Matt) No. I believe I’ve provided unbiased coverage where possible, I’ve allowed Alec Peters to speak for 30 minutes before questioning his finances, I gave 70 minutes to PR man Mike Bawden, I gave 44 minutes to Jonathan Lane (a “pro-Axanar, self-proclaimed independent blogger”.)
One thing we know Alec likes to say is how we amount to nothing because of reasons! But how do you define success and how do you measure it?
I define success by what you’ve done. My 52 podcasts in three and a half years speak for my success. How do I measure success? Stop talking about what you’re going to do AND DO IT.
James) I agree, success is different for everyone, I do not measure success in the way he does to me it is just being happy with people I love around me as in this world there are some people with nothing.
James) Ok We are hitting the home stretch now and I would like to wrap things up so only a few more questions promise lol.
What advice would you give to someone wanting to: make their own series, what should the aim for?
Matt) Do what TOS did best, focus on the characters, applies the KISS method – keep it simple stupid.
James) What advice would you give to someone wanting to start their own production like Trek Zone?
Matt) Don’t. You’ll hurt my rating :P. Seriously though, work out what you want to do and how you want to do it, I spent nine years trying to figure that out… and I’m up to year 5 trying to work out Eternal Night.
James) Do you have any regrets in doing Trek Zone?
Matt) Not getting started on it sooner. Maybe I could be even bigger today then? But I am happy with how things have played out.
James) Lastly, What would you like to say to the fans of Trek Zone?

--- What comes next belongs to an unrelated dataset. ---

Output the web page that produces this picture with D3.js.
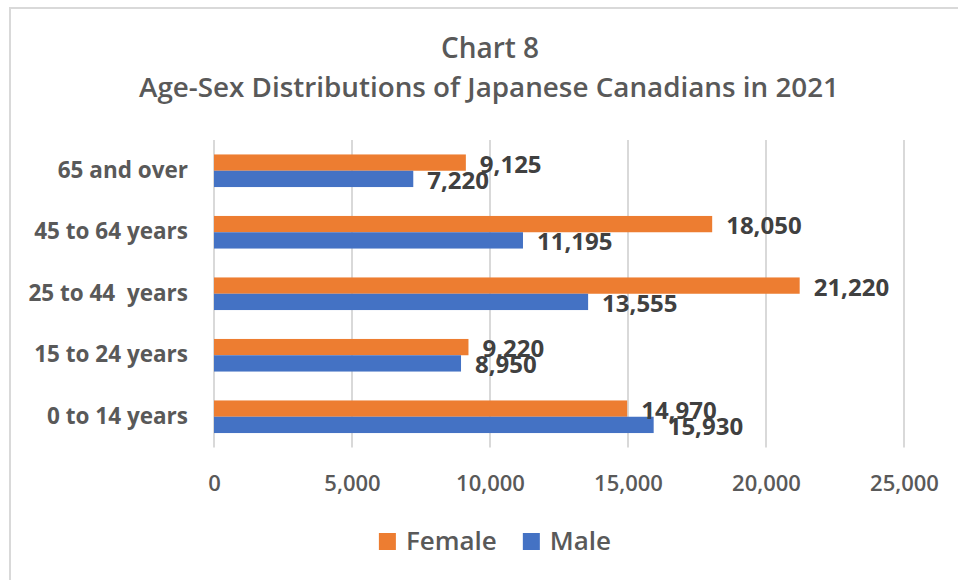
<!DOCTYPE html>
<html>
<head>
<meta charset="utf-8">
<script src="https://cdn.jsdelivr.net/npm/d3@7"></script>
<style>
  body { margin: 0; background: #fff; }
  svg { display: block; font-family: "Open Sans", sans-serif; }
</style>
</head>
<body>
<div id="chart"></div>
<script>
// data
const ageGroups = ["65 and over", "45 to 64 years", "25 to 44  years", "15 to 24 years", "0 to 14 years"];
const series = ["Female", "Male"];
const femaleValues = [9125, 18050, 21220, 9220, 14970];
const maleValues = [7220, 11195, 13555, 8950, 15930];
const xTicks = [0, 5000, 10000, 15000, 20000, 25000];

const width = 958, height = 580;
const plot = { left: 214, right: 904, top: 140, bottom: 447.5 };
const colors = { Female: "#ED7D31", Male: "#4472C4" };

const rows = ageGroups.map((g, i) => ({ group: g, Female: femaleValues[i], Male: maleValues[i] }));

let svg = d3.select("#chart")
  .append("svg")
    .attr("width", width)
    .attr("height", height);

// chart frame
svg.append("rect")
  .attr("x", 10)
  .attr("y", 8)
  .attr("width", 1000)
  .attr("height", 600)
  .attr("fill", "white")
  .attr("stroke", "#d9d9d9")
  .attr("stroke-width", 2);

let x = d3.scaleLinear()
  .domain([0, 25000])
  .range([plot.left, plot.right]);

let y = d3.scaleBand()
  .domain(ageGroups)
  .range([plot.top, plot.bottom])
  .paddingInner(0.47)
  .paddingOuter(0.235);

let ySub = d3.scaleBand()
  .domain(series)
  .range([0, y.bandwidth()]);

// gridlines
svg.append("g")
  .selectAll("line")
  .data(xTicks)
  .enter()
  .append("line")
    .attr("x1", d => x(d))
    .attr("x2", d => x(d))
    .attr("y1", plot.top)
    .attr("y2", plot.bottom)
    .attr("stroke", "#d9d9d9")
    .attr("stroke-width", 2);

// x axis labels
let xAxis = svg.append("g")
  .attr("transform", "translate(0," + 476 + ")")
  .call(d3.axisBottom(x).tickValues(xTicks).tickSize(0).tickPadding(0).tickFormat(d3.format(",")));
xAxis.select(".domain").remove();
xAxis.selectAll("text")
  .attr("dy", null)
  .attr("y", 15)
  .style("font-family", "Open Sans")
  .style("font-size", "22px")
  .style("font-weight", 600)
  .style("fill", "#595959");

// y axis labels
let yAxis = svg.append("g")
  .attr("transform", "translate(" + plot.left + ",0)")
  .call(d3.axisLeft(y).tickSize(0).tickPadding(26));
yAxis.select(".domain").remove();
yAxis.selectAll("text")
  .style("font-family", "Open Sans")
  .style("font-size", "22.5px")
  .style("font-weight", 700)
  .style("fill", "#595959")
  .style("white-space", "pre");

// bars
let groups = svg.append("g")
  .selectAll("g")
  .data(rows)
  .enter()
  .append("g")
    .attr("transform", d => "translate(0," + y(d.group) + ")");

groups.selectAll("rect")
  .data(d => series.map(s => ({ key: s, value: d[s] })))
  .enter()
  .append("rect")
    .attr("x", x(0))
    .attr("y", d => ySub(d.key))
    .attr("width", d => x(d.value) - x(0))
    .attr("height", ySub.bandwidth())
    .attr("fill", d => colors[d.key]);

groups.selectAll("text")
  .data(d => series.map(s => ({ key: s, value: d[s] })))
  .enter()
  .append("text")
    .attr("x", d => x(d.value) + 14)
    .attr("y", d => ySub(d.key) + ySub.bandwidth() / 2 + 10)
    .text(d => d3.format(",")(d.value))
    .style("font-family", "Open Sans")
    .style("font-size", "24px")
    .style("font-weight", 700)
    .style("fill", "#404040");

// title
svg.append("text")
  .attr("x", 490)
  .attr("y", 58)
  .attr("text-anchor", "middle")
  .text("Chart 8")
  .style("font-size", "28px")
  .style("font-weight", 600)
  .style("fill", "#595959");

svg.append("text")
  .attr("x", 489)
  .attr("y", 97)
  .attr("text-anchor", "middle")
  .text("Age-Sex Distributions of Japanese Canadians in 2021")
  .style("font-size", "27.8px")
  .style("font-weight", 600)
  .style("fill", "#595959");

// legend
let legend = svg.append("g");
let items = legend.selectAll("g")
  .data(series)
  .enter()
  .append("g");

items.append("rect")
  .attr("width", 17)
  .attr("height", 17)
  .attr("y", -17)
  .attr("fill", d => colors[d]);

items.append("text")
  .attr("x", 27)
  .attr("y", 0)
  .text(d => d)
  .style("font-size", "26px")
  .style("font-weight", 600)
  .style("fill", "#595959");

let offset = 0;
items.each(function() {
  d3.select(this).attr("transform", "translate(" + offset + ",0)");
  offset += this.getBBox().width + 26;
});
let legendWidth = offset - 26;
legend.attr("transform", "translate(" + (495 - legendWidth / 2) + ",550)");
</script>
</body>
</html>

Matt) Thanks. Your kind words – especially in this week on the new stuff – makes me happy to know that there are a few out there that hang out for the next release, and you’re the reason I’m pushing myself to make more content more often.
James) So Matt, that is it I want to thank you deeply for your time as I know the big time difference between us made this a bit tricky, but before we sign off, is there anything else you would like to say?
Matt) I think we’ve covered everything. This was fun!